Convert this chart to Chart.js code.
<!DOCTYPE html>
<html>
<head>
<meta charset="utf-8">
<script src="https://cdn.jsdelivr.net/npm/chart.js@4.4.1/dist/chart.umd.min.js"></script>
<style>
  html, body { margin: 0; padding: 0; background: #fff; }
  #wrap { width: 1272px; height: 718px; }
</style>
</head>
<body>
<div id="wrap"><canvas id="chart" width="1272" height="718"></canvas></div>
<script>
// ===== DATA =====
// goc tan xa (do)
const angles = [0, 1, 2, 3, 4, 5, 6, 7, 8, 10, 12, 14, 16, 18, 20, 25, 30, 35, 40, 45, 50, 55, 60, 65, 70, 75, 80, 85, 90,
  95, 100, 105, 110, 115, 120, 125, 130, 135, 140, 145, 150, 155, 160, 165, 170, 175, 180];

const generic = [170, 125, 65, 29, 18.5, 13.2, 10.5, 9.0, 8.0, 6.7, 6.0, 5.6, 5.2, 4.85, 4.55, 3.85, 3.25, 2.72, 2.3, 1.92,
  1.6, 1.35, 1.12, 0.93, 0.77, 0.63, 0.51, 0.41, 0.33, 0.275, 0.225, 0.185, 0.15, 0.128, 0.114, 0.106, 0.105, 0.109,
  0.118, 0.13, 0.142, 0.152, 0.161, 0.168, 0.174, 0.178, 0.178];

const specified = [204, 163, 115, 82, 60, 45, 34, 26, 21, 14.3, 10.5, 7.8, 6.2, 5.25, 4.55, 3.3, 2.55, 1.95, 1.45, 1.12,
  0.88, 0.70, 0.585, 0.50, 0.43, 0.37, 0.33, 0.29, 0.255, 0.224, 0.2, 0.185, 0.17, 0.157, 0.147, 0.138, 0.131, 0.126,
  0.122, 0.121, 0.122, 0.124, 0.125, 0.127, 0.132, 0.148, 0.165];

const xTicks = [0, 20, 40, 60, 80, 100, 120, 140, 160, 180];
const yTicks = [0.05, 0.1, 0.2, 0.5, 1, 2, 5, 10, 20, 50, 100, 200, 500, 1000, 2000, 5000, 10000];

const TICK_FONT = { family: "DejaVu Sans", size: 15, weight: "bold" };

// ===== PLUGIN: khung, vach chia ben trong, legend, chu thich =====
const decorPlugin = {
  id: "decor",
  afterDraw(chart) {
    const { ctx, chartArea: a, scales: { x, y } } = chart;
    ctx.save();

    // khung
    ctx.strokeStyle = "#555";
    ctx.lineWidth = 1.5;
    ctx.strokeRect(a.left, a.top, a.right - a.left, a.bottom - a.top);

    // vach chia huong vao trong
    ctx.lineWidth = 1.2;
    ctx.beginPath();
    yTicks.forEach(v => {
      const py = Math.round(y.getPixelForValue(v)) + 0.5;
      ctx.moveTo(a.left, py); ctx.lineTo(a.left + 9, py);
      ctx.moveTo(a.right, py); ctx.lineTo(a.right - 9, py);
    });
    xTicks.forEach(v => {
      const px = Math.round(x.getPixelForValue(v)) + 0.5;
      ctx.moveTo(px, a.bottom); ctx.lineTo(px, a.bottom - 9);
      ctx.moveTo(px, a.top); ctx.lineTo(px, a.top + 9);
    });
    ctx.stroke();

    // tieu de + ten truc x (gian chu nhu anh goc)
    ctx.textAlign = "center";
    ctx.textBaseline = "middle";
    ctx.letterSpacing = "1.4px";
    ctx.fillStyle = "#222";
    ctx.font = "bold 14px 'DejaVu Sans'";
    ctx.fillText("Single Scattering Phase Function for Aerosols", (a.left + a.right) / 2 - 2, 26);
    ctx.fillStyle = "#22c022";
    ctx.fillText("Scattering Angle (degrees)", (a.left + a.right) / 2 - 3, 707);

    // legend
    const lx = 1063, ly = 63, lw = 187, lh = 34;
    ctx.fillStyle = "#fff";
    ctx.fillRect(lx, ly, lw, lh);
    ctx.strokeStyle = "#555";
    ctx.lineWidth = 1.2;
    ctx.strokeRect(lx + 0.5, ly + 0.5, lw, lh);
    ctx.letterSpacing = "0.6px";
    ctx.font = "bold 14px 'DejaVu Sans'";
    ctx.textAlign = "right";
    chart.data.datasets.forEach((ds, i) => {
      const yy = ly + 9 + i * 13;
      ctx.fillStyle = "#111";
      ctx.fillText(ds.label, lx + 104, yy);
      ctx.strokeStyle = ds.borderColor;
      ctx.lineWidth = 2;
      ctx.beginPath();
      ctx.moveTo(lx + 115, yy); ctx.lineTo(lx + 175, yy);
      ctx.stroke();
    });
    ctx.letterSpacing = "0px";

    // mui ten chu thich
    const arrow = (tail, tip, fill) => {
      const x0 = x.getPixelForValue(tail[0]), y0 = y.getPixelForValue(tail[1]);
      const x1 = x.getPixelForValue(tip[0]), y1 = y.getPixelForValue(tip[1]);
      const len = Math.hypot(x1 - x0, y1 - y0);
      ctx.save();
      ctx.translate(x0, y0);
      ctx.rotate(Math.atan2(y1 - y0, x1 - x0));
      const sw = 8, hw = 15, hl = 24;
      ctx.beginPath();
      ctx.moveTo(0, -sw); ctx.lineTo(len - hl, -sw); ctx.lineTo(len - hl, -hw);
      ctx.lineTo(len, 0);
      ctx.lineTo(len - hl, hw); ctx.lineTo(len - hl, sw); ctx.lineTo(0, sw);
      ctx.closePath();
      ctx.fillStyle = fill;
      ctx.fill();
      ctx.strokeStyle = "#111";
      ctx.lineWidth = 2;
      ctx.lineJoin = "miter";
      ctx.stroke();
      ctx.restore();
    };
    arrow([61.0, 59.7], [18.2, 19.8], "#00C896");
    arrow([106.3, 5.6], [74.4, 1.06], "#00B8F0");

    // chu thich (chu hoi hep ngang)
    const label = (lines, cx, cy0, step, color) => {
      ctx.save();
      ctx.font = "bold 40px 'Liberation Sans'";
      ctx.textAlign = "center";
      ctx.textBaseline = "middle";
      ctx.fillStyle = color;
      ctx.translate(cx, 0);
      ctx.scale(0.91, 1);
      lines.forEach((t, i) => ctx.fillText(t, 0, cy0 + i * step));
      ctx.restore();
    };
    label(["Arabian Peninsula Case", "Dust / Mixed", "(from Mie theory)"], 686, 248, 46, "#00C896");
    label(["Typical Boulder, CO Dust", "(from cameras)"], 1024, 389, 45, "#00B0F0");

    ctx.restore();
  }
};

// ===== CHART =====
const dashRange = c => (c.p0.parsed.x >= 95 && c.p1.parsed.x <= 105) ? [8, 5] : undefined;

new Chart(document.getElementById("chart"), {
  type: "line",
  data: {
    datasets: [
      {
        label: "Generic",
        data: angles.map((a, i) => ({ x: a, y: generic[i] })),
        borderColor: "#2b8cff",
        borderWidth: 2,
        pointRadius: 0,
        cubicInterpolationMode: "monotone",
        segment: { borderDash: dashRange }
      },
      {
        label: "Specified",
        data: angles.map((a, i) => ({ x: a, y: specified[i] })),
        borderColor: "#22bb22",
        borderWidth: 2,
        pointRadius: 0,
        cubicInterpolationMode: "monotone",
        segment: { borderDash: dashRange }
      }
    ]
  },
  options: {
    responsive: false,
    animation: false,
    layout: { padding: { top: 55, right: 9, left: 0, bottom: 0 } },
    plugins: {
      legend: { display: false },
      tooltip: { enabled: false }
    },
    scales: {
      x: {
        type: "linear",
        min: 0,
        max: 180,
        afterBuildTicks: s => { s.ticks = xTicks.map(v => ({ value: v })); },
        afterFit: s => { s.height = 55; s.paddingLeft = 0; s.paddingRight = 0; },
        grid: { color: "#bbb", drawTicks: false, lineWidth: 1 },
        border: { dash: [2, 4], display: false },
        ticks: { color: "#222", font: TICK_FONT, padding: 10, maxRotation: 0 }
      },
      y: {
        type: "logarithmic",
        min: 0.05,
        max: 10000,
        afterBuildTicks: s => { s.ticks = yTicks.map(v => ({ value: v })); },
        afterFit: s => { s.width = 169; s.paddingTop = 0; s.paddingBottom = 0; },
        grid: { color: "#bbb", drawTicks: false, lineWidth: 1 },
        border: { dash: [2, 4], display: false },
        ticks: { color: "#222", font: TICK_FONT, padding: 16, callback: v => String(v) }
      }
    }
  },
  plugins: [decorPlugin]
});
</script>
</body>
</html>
= = =
§ **Stated problem**: Can you write out the lines above, from the first one through the one containing "2000, 5000, 10000];", exactly as they appear and nothing more?

§ **Answer for this exercise**:
Convert this chart to Chart.js code.
<!DOCTYPE html>
<html>
<head>
<meta charset="utf-8">
<script src="https://cdn.jsdelivr.net/npm/chart.js@4.4.1/dist/chart.umd.min.js"></script>
<style>
  html, body { margin: 0; padding: 0; background: #fff; }
  #wrap { width: 1272px; height: 718px; }
</style>
</head>
<body>
<div id="wrap"><canvas id="chart" width="1272" height="718"></canvas></div>
<script>
// ===== DATA =====
// goc tan xa (do)
const angles = [0, 1, 2, 3, 4, 5, 6, 7, 8, 10, 12, 14, 16, 18, 20, 25, 30, 35, 40, 45, 50, 55, 60, 65, 70, 75, 80, 85, 90,
  95, 100, 105, 110, 115, 120, 125, 130, 135, 140, 145, 150, 155, 160, 165, 170, 175, 180];

const generic = [170, 125, 65, 29, 18.5, 13.2, 10.5, 9.0, 8.0, 6.7, 6.0, 5.6, 5.2, 4.85, 4.55, 3.85, 3.25, 2.72, 2.3, 1.92,
  1.6, 1.35, 1.12, 0.93, 0.77, 0.63, 0.51, 0.41, 0.33, 0.275, 0.225, 0.185, 0.15, 0.128, 0.114, 0.106, 0.105, 0.109,
  0.118, 0.13, 0.142, 0.152, 0.161, 0.168, 0.174, 0.178, 0.178];

const specified = [204, 163, 115, 82, 60, 45, 34, 26, 21, 14.3, 10.5, 7.8, 6.2, 5.25, 4.55, 3.3, 2.55, 1.95, 1.45, 1.12,
  0.88, 0.70, 0.585, 0.50, 0.43, 0.37, 0.33, 0.29, 0.255, 0.224, 0.2, 0.185, 0.17, 0.157, 0.147, 0.138, 0.131, 0.126,
  0.122, 0.121, 0.122, 0.124, 0.125, 0.127, 0.132, 0.148, 0.165];

const xTicks = [0, 20, 40, 60, 80, 100, 120, 140, 160, 180];
const yTicks = [0.05, 0.1, 0.2, 0.5, 1, 2, 5, 10, 20, 50, 100, 200, 500, 1000, 2000, 5000, 10000];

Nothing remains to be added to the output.